◆ WORK INSTRUCTIONS ◆
Word for word, copy all the data and drop the pictures.

__________

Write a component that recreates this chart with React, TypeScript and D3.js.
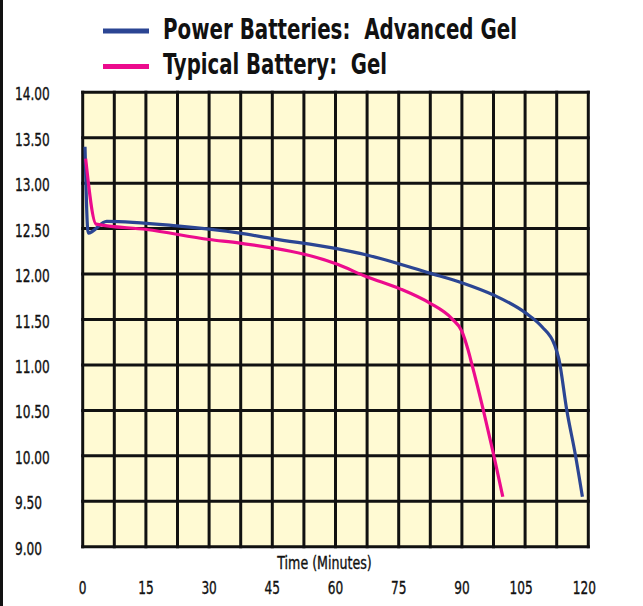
import React from 'react';
import * as d3 from 'd3';

// time in minutes, voltage
const advancedGelTime = [0.55, 1.3, 5.7, 22.3, 37.3, 45, 60.3, 67.4, 82.4, 90.3, 97.5, 105.2, 109, 112, 113, 114.9, 116.9, 118.6];
const advancedGelVolts = [13.4, 12.45, 12.58, 12.53, 12.45, 12.39, 12.28, 12.21, 12.01, 11.9, 11.77, 11.57, 11.42, 11.22, 11.07, 10.5, 10.02, 9.55];

const typicalGelTime = [0.7, 3.2, 15.2, 30, 37.3, 60.3, 67.4, 75.2, 82.4, 87.6, 90, 91.5, 92.3, 95.1, 97.5, 99.7];
const typicalGelVolts = [13.27, 12.55, 12.49, 12.38, 12.34, 12.11, 11.97, 11.84, 11.68, 11.51, 11.37, 11.16, 11.02, 10.5, 10.02, 9.55];

const xTicks = [0, 15, 30, 45, 60, 75, 90, 105, 120];
const yTicks = [14, 13.5, 13, 12.5, 12, 11.5, 11, 10.5, 10, 9.5, 9];

const seriesNames = ['Power Batteries:  Advanced Gel', 'Typical Battery:  Gel'];
const seriesColors = ['#2b4593', '#ec0b8d'];

const W = 643;
const H = 606;
const plot = { left: 82.7, right: 588.3, top: 92.3, bottom: 546.7 };
const font = '"DejaVu Sans Condensed", "DejaVu Sans", sans-serif';

// condensed label: squeeze horizontally around its anchor
function Narrow({ x, y, sx = 0.75, anchor = 'start', size = 18, children }: any) {
  return (
    <text
      transform={`translate(${x},${y}) scale(${sx},1)`}
      fontSize={size}
      fill="#111"
      stroke="#111"
      strokeWidth={0.35}
      textAnchor={anchor}
    >
      {children}
    </text>
  );
}

export default function App() {
  const x = d3.scaleLinear().domain([0, 120]).range([plot.left, plot.right]);
  const y = d3.scaleLinear().domain([9, 14]).range([plot.bottom, plot.top]);

  const line = d3
    .line<[number, number]>()
    .x((d) => x(d[0]))
    .y((d) => y(d[1]))
    .curve(d3.curveMonotoneX);

  const series = [
    advancedGelTime.map((t, i) => [t, advancedGelVolts[i]] as [number, number]),
    typicalGelTime.map((t, i) => [t, typicalGelVolts[i]] as [number, number]),
  ];

  // vertical grid every 7.5 minutes
  const vGrid = d3.range(0, 120.001, 7.5);

  return (
    <svg
      width={W}
      height={H}
      style={{ position: 'absolute', left: 0, top: 0, background: '#fff' }}
      fontFamily={font}
    >
      {/* left frame */}
      <line x1={1.5} x2={1.5} y1={0} y2={H} stroke="#111" strokeWidth={3} />

      {/* legend */}
      {seriesNames.map((name, i) => (
        <g key={name} transform={`translate(0, ${31 + i * 35.5})`}>
          <line x1={103} x2={149} y1={0} y2={0} stroke={seriesColors[i]} strokeWidth={5} />
          <text
            x={163}
            y={7.5}
            fontSize={29}
            fontWeight="bold"
            fill="#111"
            textLength={i === 0 ? 354 : 224}
            lengthAdjust="spacingAndGlyphs"
            style={{ whiteSpace: 'pre' }}
          >
            {name}
          </text>
        </g>
      ))}

      {/* plot background */}
      <rect
        x={plot.left}
        y={plot.top}
        width={plot.right - plot.left}
        height={plot.bottom - plot.top}
        fill="#fffad3"
      />

      {/* grid */}
      {vGrid.map((t) => (
        <line key={'v' + t} x1={x(t)} x2={x(t)} y1={plot.top - 1.5} y2={plot.bottom + 1.5} stroke="#111" strokeWidth={3} />
      ))}
      {yTicks.map((v) => (
        <line key={'h' + v} x1={plot.left - 1.5} x2={plot.right + 1.5} y1={y(v)} y2={y(v)} stroke="#111" strokeWidth={3} />
      ))}

      {/* series */}
      {series.map((pts, i) => (
        <path
          key={i}
          d={line(pts) || ''}
          fill="none"
          stroke={seriesColors[i]}
          strokeWidth={3.2}
          strokeLinejoin="round"
        />
      ))}

      {/* y axis labels */}
      {yTicks.map((v) => (
        <Narrow key={'yl' + v} x={15} y={y(v) + 8}>
          {v.toFixed(2)}
        </Narrow>
      ))}

      {/* x axis labels */}
      {xTicks.map((t) => (
        <Narrow key={'xl' + t} x={x(t) - (t >= 105 ? 4 : 0)} y={594} anchor="middle">
          {t}
        </Narrow>
      ))}

      <Narrow x={324.5} y={569} anchor="middle" sx={0.78}>
        Time (Minutes)
      </Narrow>
    </svg>
  );
}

__________

◆ OUTPUT FOR THIS TASK ◆
Write a component that recreates this chart with React, TypeScript and D3.js.
import React from 'react';
import * as d3 from 'd3';

// time in minutes, voltage
const advancedGelTime = [0.55, 1.3, 5.7, 22.3, 37.3, 45, 60.3, 67.4, 82.4, 90.3, 97.5, 105.2, 109, 112, 113, 114.9, 116.9, 118.6];
const advancedGelVolts = [13.4, 12.45, 12.58, 12.53, 12.45, 12.39, 12.28, 12.21, 12.01, 11.9, 11.77, 11.57, 11.42, 11.22, 11.07, 10.5, 10.02, 9.55];

const typicalGelTime = [0.7, 3.2, 15.2, 30, 37.3, 60.3, 67.4, 75.2, 82.4, 87.6, 90, 91.5, 92.3, 95.1, 97.5, 99.7];
const typicalGelVolts = [13.27, 12.55, 12.49, 12.38, 12.34, 12.11, 11.97, 11.84, 11.68, 11.51, 11.37, 11.16, 11.02, 10.5, 10.02, 9.55];

const xTicks = [0, 15, 30, 45, 60, 75, 90, 105, 120];
const yTicks = [14, 13.5, 13, 12.5, 12, 11.5, 11, 10.5, 10, 9.5, 9];

const seriesNames = ['Power Batteries:  Advanced Gel', 'Typical Battery:  Gel'];
const seriesColors = ['#2b4593', '#ec0b8d'];

const W = 643;
const H = 606;
const plot = { left: 82.7, right: 588.3, top: 92.3, bottom: 546.7 };
const font = '"DejaVu Sans Condensed", "DejaVu Sans", sans-serif';

// condensed label: squeeze horizontally around its anchor
function Narrow({ x, y, sx = 0.75, anchor = 'start', size = 18, children }: any) {
  return (
    <text
      transform={`translate(${x},${y}) scale(${sx},1)`}
      fontSize={size}
      fill="#111"
      stroke="#111"
      strokeWidth={0.35}
      textAnchor={anchor}
    >
      {children}
    </text>
  );
}

export default function App() {
  const x = d3.scaleLinear().domain([0, 120]).range([plot.left, plot.right]);
  const y = d3.scaleLinear().domain([9, 14]).range([plot.bottom, plot.top]);

  const line = d3
    .line<[number, number]>()
    .x((d) => x(d[0]))
    .y((d) => y(d[1]))
    .curve(d3.curveMonotoneX);

  const series = [
    advancedGelTime.map((t, i) => [t, advancedGelVolts[i]] as [number, number]),
    typicalGelTime.map((t, i) => [t, typicalGelVolts[i]] as [number, number]),
  ];

  // vertical grid every 7.5 minutes
  const vGrid = d3.range(0, 120.001, 7.5);

  return (
    <svg
      width={W}
      height={H}
      style={{ position: 'absolute', left: 0, top: 0, background: '#fff' }}
      fontFamily={font}
    >
      {/* left frame */}
      <line x1={1.5} x2={1.5} y1={0} y2={H} stroke="#111" strokeWidth={3} />

      {/* legend */}
      {seriesNames.map((name, i) => (
        <g key={name} transform={`translate(0, ${31 + i * 35.5})`}>
          <line x1={103} x2={149} y1={0} y2={0} stroke={seriesColors[i]} strokeWidth={5} />
          <text
            x={163}
            y={7.5}
            fontSize={29}
            fontWeight="bold"
            fill="#111"
            textLength={i === 0 ? 354 : 224}
            lengthAdjust="spacingAndGlyphs"
            style={{ whiteSpace: 'pre' }}
          >
            {name}
          </text>
        </g>
      ))}

      {/* plot background */}
      <rect
        x={plot.left}
        y={plot.top}
        width={plot.right - plot.left}
        height={plot.bottom - plot.top}
        fill="#fffad3"
      />

      {/* grid */}
      {vGrid.map((t) => (
        <line key={'v' + t} x1={x(t)} x2={x(t)} y1={plot.top - 1.5} y2={plot.bottom + 1.5} stroke="#111" strokeWidth={3} />
      ))}
      {yTicks.map((v) => (
        <line key={'h' + v} x1={plot.left - 1.5} x2={plot.right + 1.5} y1={y(v)} y2={y(v)} stroke="#111" strokeWidth={3} />
      ))}

      {/* series */}
      {series.map((pts, i) => (
        <path
          key={i}
          d={line(pts) || ''}
          fill="none"
          stroke={seriesColors[i]}
          strokeWidth={3.2}
          strokeLinejoin="round"
        />
      ))}

      {/* y axis labels */}
      {yTicks.map((v) => (
        <Narrow key={'yl' + v} x={15} y={y(v) + 8}>
          {v.toFixed(2)}
        </Narrow>
      ))}

      {/* x axis labels */}
      {xTicks.map((t) => (
        <Narrow key={'xl' + t} x={x(t) - (t >= 105 ? 4 : 0)} y={594} anchor="middle">
          {t}
        </Narrow>
      ))}

      <Narrow x={324.5} y={569} anchor="middle" sx={0.78}>
        Time (Minutes)
      </Narrow>
    </svg>
  );
}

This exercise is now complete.